Sunday's clouds were spectacular. I hope you were looking up in the afternoon when these delicate cirrocumulus clouds appeared. They are high clouds--16,500 to 45,000 above the earth--and are composed entirely of ice crystals. These particular cirrocumulus clouds are known as cirriocumulus stratiformis. If you've had a smattering of Latin, you know that strata means layer and formis means form. So, these clouds take the form of a layer--an extensive layer in this case, and not a patch.
The photo above is one of several I took and posted here (as a slide show, tap image to advance). If you look carefully on the right side of the photographs you'll see lacey little holes, almost like a honeycomb or lattice pattern. This feature is described as "lacunosus" meaning a pit, gap, missing space or part (aka holes).

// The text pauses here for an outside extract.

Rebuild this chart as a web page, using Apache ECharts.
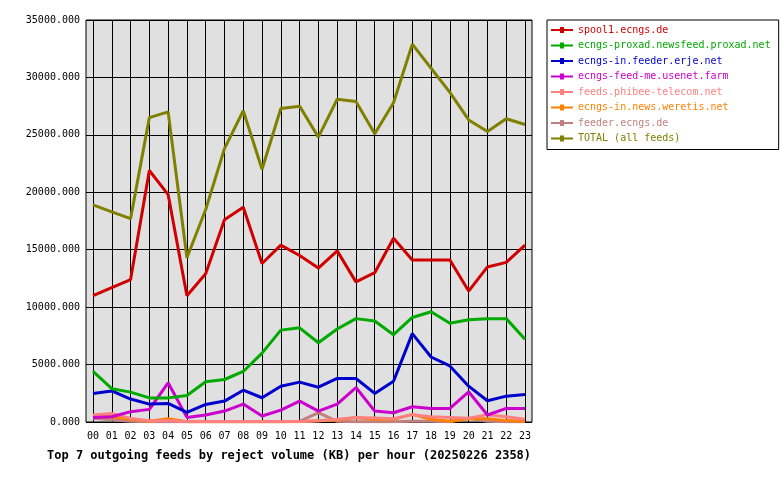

This feature is rare and doesn't last long when it does appear.
These lovely cirrocumulus stratiformis arrived after a long spell of foggy mornings (stratus clouds) and hot, sunny days. Weatherwise, they indicate a change--usually rain in 9-196 hours (!) as the my "Guide to the Sky" poster tells me. Wouldn't you know it, it was raining Monday morning. While I was sleeping, a steady progression of clouds moved across the sky--likely the typical sequence from high cirrocumulus to mid-level altostratus and then to low nimbostratus, the rain clouds.
In the photo slide show posted here are two photographs--not of clouds--but of my four favorite go-to resources for identifying clouds. First, I consult my big "Guide to the Sky" poster pinned next to my cloud-viewing window. Then I go my Cloudspotter's Guide, the Weather Identification Handbook, and then the Audubon Society Field Guide to North American Weather. Yes, I need all four. The latter two are more about clouds than weather and have excellent photographs of all the cloud types and myriad forms.
There is no Field Guide to the Clouds. There should be, but since the cloud's field marks are constantly changing, I cannot imagine anyone would undertake such a a book--when would you stop taking photographs? This is not the book I am writing on clouds. Though my book will help you learn how to identify them. When I get it finished. When I can stop looking up and get to work.